Check out the Motley Fool's retirement articles. They have some pretty solid advice.
posted by jennyjenny at 3:24 PM on January 26, 2008 [1 favorite]

I would expect an hour with a tax accountant rather than a financial planner would be more beneficial. Just guessing.
posted by gjc at 3:42 PM on January 26, 2008

Seconding seeing a tax accountant, given the financial goals you've stated.

$25,000 may sound like a lot, but it won't even cover two semesters' out-of-state tuition at some universities. Because most master's programs are unfunded, many students rack up credit card debt during their graduate studies (financial aid only goes so far). So having some of the money on hand might be wiser than locking it all up in a retirement account.
posted by needled at 4:50 PM on January 26, 2008

Financial Planners are pretty useless- everything they're going to tell you is already listed here, and they're going to push more products on you "oh, what about life insurance??".

Considering you've probably already paid estate taxes on the money, the best way to avoid paying further taxes is just stashing it in a Roth. Max out the Roth (don't just put some). This year the limit is $4000, and I think next year it jumps up to $5000.

Use the Roth as your primary investment vehicle, as you will never pay taxes on that money ever again.

Once its in the Roth just put it in an Index fund and forget about it.

As for the remaining money (that's just chilling in your bank account until you put it in the Roth), I would just lock it up in CDs, and stagger it so that when the CD's expire, you can just put it in the Roth. This also prevents you from blowing it on something.

Of course this is assuming you've covered all your debts. If you need to cover some debt, I would still max out the Roth and just not do the CD's.

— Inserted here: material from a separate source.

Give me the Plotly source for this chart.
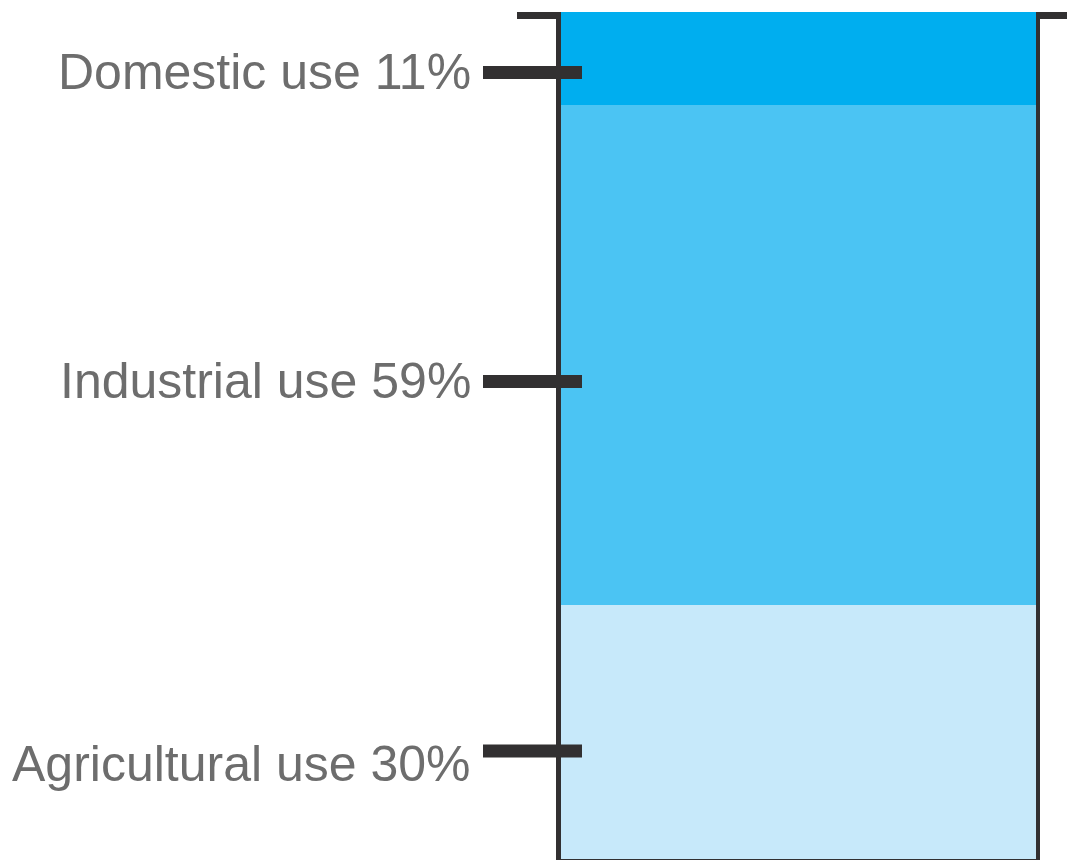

You should be able to cover 3- 4 years of max Roth IRA contributions, which will make a world of difference at the other end of the retirement tunnel.
posted by unexpected at 5:33 PM on January 26, 2008

No one has yet given you the good news. You do not owe any taxes on this money. It is not income to you and no tax has to be paid.
posted by megatherium at 8:19 PM on January 26, 2008

megatherium is right. I suggested a financial planner only because if you are completely new to investing, even opening a ROTH is intimidating and you'll end up doing it at your local bank which will likely only have sucky funds to invest it in. Financial planners are good for education- that's what you're actually paying for. If you find a decent one, they'll be stoked to do it. Or maybe that's just us nerds. Anyway- if you're not inclined to try to sort through the zillion and one pages of investment advice online, paying for an hour's education will probably be a good investment.

If you are already comfortable with the basics of money, the posters above are completely correct, and you should skip all the professionals and do it yourself.

Just to clarify- ROTHs won't save you any taxes now. They'll save you huge amounts when you retire and get to pull the money out tax free. If you're desperate for the tax breaks now, do a regular IRA. That's not usually the best way to go, especially when you're years away from retirement, but it's your decision, and I don't know your situation.